* **What you will do**
Write every line out verbatim and omit the pictures.

* **Recorded data**
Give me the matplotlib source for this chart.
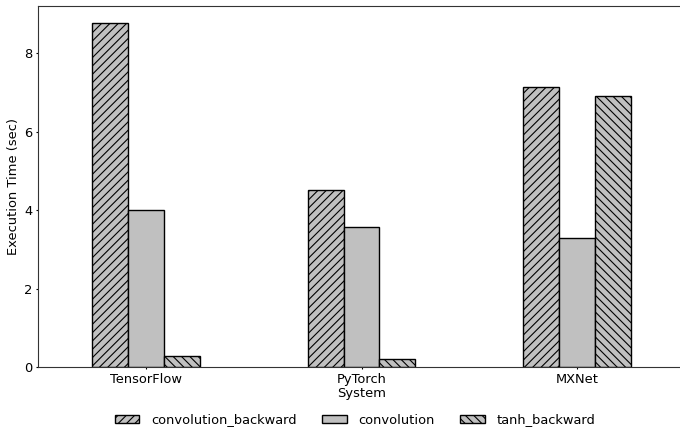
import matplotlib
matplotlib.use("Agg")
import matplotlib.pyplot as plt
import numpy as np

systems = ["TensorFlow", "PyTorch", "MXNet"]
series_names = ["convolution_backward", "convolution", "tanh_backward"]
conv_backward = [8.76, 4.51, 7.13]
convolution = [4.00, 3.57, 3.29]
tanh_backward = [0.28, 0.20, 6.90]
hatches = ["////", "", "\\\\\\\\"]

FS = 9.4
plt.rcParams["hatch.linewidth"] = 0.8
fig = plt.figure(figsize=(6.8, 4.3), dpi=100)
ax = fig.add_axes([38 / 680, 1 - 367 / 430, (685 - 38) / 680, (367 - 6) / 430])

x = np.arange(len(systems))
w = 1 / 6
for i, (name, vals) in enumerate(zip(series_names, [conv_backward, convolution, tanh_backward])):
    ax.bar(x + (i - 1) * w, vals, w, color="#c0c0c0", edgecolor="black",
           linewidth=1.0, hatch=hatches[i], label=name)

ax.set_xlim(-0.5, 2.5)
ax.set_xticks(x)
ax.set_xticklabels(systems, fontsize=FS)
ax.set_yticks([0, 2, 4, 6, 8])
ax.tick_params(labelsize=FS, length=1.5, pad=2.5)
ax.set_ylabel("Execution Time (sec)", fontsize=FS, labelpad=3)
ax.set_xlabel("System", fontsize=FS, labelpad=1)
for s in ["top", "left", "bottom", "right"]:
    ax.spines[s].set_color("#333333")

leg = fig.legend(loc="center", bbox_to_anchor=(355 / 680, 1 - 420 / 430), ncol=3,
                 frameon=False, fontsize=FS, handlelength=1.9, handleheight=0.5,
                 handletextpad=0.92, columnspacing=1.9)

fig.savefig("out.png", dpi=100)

* **Task response**
Give me the matplotlib source for this chart.
import matplotlib
matplotlib.use("Agg")
import matplotlib.pyplot as plt
import numpy as np

systems = ["TensorFlow", "PyTorch", "MXNet"]
series_names = ["convolution_backward", "convolution", "tanh_backward"]
conv_backward = [8.76, 4.51, 7.13]
convolution = [4.00, 3.57, 3.29]
tanh_backward = [0.28, 0.20, 6.90]
hatches = ["////", "", "\\\\\\\\"]

FS = 9.4
plt.rcParams["hatch.linewidth"] = 0.8
fig = plt.figure(figsize=(6.8, 4.3), dpi=100)
ax = fig.add_axes([38 / 680, 1 - 367 / 430, (685 - 38) / 680, (367 - 6) / 430])

x = np.arange(len(systems))
w = 1 / 6
for i, (name, vals) in enumerate(zip(series_names, [conv_backward, convolution, tanh_backward])):
    ax.bar(x + (i - 1) * w, vals, w, color="#c0c0c0", edgecolor="black",
           linewidth=1.0, hatch=hatches[i], label=name)

ax.set_xlim(-0.5, 2.5)
ax.set_xticks(x)
ax.set_xticklabels(systems, fontsize=FS)
ax.set_yticks([0, 2, 4, 6, 8])
ax.tick_params(labelsize=FS, length=1.5, pad=2.5)
ax.set_ylabel("Execution Time (sec)", fontsize=FS, labelpad=3)
ax.set_xlabel("System", fontsize=FS, labelpad=1)
for s in ["top", "left", "bottom", "right"]:
    ax.spines[s].set_color("#333333")

leg = fig.legend(loc="center", bbox_to_anchor=(355 / 680, 1 - 420 / 430), ncol=3,
                 frameon=False, fontsize=FS, handlelength=1.9, handleheight=0.5,
                 handletextpad=0.92, columnspacing=1.9)

fig.savefig("out.png", dpi=100)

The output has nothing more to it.